Sometimes the cure is worse than the cause. You know things aren't quite right with your novel - it's pretty good, in the main, but there are still a few areas that need work. You haven't got time to re-structure it and throw away all the words you spent ages writing – you've been at it for years already - there must be a quick fix, right?

Wrong. Here are some sure signs that an author knows something isn't right, but hasn't taken the time to fix it properly.

Attempting to allay potential reader disbelief by getting a character or narrative to directly address it.

'I thought to myself, why am I about to burn this entire street down with petrol? Me, a middle-class school teacher with a loving husband and three beautiful kids who hasn't shown a vaguely deviant tendency for the entire novel so far. Why am I doing this?'

Yeah, why are you doing it? Whatever the reason, it has to be justified and believable in the context of the story for that character. If it doesn't wash, the reader won't buy it, no matter how much the author shows she's aware of the problem.

Motivational explanations after the event.

'You see, the reason I burnt that street down was because I was bullied at school.'

Whatever. So why didn't you tell us before we stopped reading?

Attempting to create suspense by being vague.

'I pick up the plastic tube and wrap it around my head. That terrible thing that happened to me, that terrible thing that I am about to do, that thing that I haven't even decided what it's going to be yet will be so bad and so terrible and so completely vague that if you've even read this far you really need to get a life.'

Vagueness does not create intrigue. Detail and fore-knowledge creates expectation and suspense.

Trying to project story interest by asking questions.

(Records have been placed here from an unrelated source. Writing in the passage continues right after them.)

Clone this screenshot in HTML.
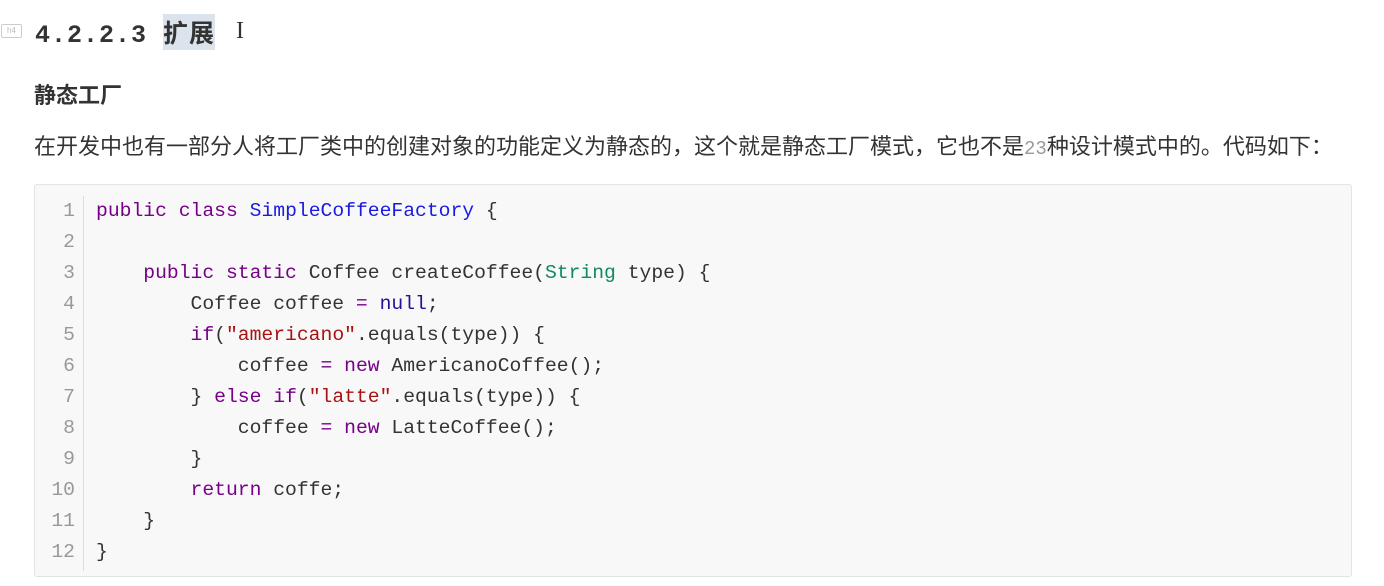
<!DOCTYPE html>
<html><head><meta charset="utf-8"><style>
body{margin:0;width:1384px;height:586px;background:#fff;position:relative;overflow:hidden;font-family:"Liberation Sans","Noto Sans CJK SC",sans-serif;color:#333}
.h4ic{position:absolute;left:1px;top:24px;width:19px;height:12px;border:1px solid #ccc;border-radius:2px;font-size:8px;color:#bbb;line-height:12px;text-align:center}
h4{position:absolute;left:35px;top:14px;margin:0;font:bold 25px "Liberation Mono","Noto Sans CJK SC",monospace;color:#333;letter-spacing:1px}
h4 span{background:#dbe3ec;font-family:"Noto Sans CJK SC",sans-serif}
.cur{position:absolute;left:236px;top:18px;font:24px "Liberation Serif",serif;color:#333}
.t{position:absolute;left:34px;top:78px;font-weight:bold;font-size:22px;color:#333}
.p{position:absolute;left:34px;top:129px;font-size:22px;color:#333;white-space:nowrap}
.p .n{font-family:"Liberation Mono",monospace;color:#999;font-size:19px}
.code{position:absolute;left:34px;top:184px;width:1316px;height:391px;background:#f8f8f8;border:1px solid #e4e4e4;border-radius:3px}
.gut{position:absolute;left:0;top:11px;width:48px;height:375px;border-right:1px solid #ddd;text-align:right;padding-right:0}
.ln,.cl{font:19.7px/31px "Liberation Mono",monospace;white-space:pre}
.ln{color:#999;padding-right:8px}
.src{position:absolute;left:61px;top:11px;color:#333}
.k{color:#770088}.c{color:#1a1ae0}.s{color:#aa1111}.g{color:#118866}.a{color:#221199}
</style></head><body>
<div class="h4ic">h4</div>
<h4>4.2.2.3 <span>扩展</span></h4>
<div class="cur">I</div>
<div class="t">静态工厂</div>
<div class="p">在开发中也有一部分人将工厂类中的创建对象的功能定义为静态的，这个就是静态工厂模式，它也不是<span class="n">23</span>种设计模式中的。代码如下：</div>
<div class="code">
<div class="gut"><div class="ln">1</div><div class="ln">2</div><div class="ln">3</div><div class="ln">4</div><div class="ln">5</div><div class="ln">6</div><div class="ln">7</div><div class="ln">8</div><div class="ln">9</div><div class="ln">10</div><div class="ln">11</div><div class="ln">12</div></div>
<div class="src">
<div class="cl"><span class="k">public</span> <span class="k">class</span> <span class="c">SimpleCoffeeFactory</span> {</div>
<div class="cl"> </div>
<div class="cl">    <span class="k">public</span> <span class="k">static</span> Coffee createCoffee(<span class="g">String</span> type) {</div>
<div class="cl">        Coffee coffee <span class="k">=</span> <span class="a">null</span>;</div>
<div class="cl">        <span class="k">if</span>(<span class="s">"americano"</span>.equals(type)) {</div>
<div class="cl">            coffee <span class="k">=</span> <span class="k">new</span> AmericanoCoffee();</div>
<div class="cl">        } <span class="k">else</span> <span class="k">if</span>(<span class="s">"latte"</span>.equals(type)) {</div>
<div class="cl">            coffee <span class="k">=</span> <span class="k">new</span> LatteCoffee();</div>
<div class="cl">        }</div>
<div class="cl">        <span class="k">return</span> coffe;</div>
<div class="cl">    }</div>
<div class="cl">}</div>
</div>
</div>
</body></html>
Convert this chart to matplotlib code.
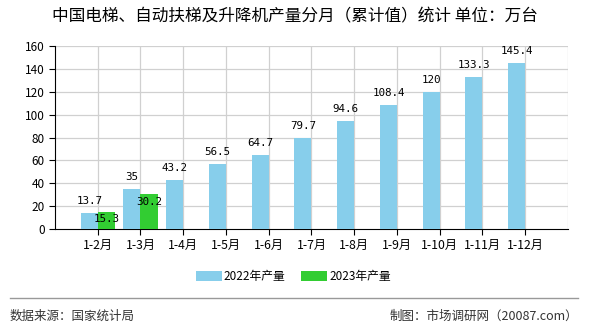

'Sally was thinking. How could she get her boyfriend back? How could she find her dream job? Why was her mother so horrible to her? And will anybody continue reading?'

Probably not. Writing questions does not make the reader want the answers. You have to create dramatic questions in the readers head, then he'll start to want answers.

Any other quick-fixes you've come across or found yourself guilty of? I know I've done most of the above.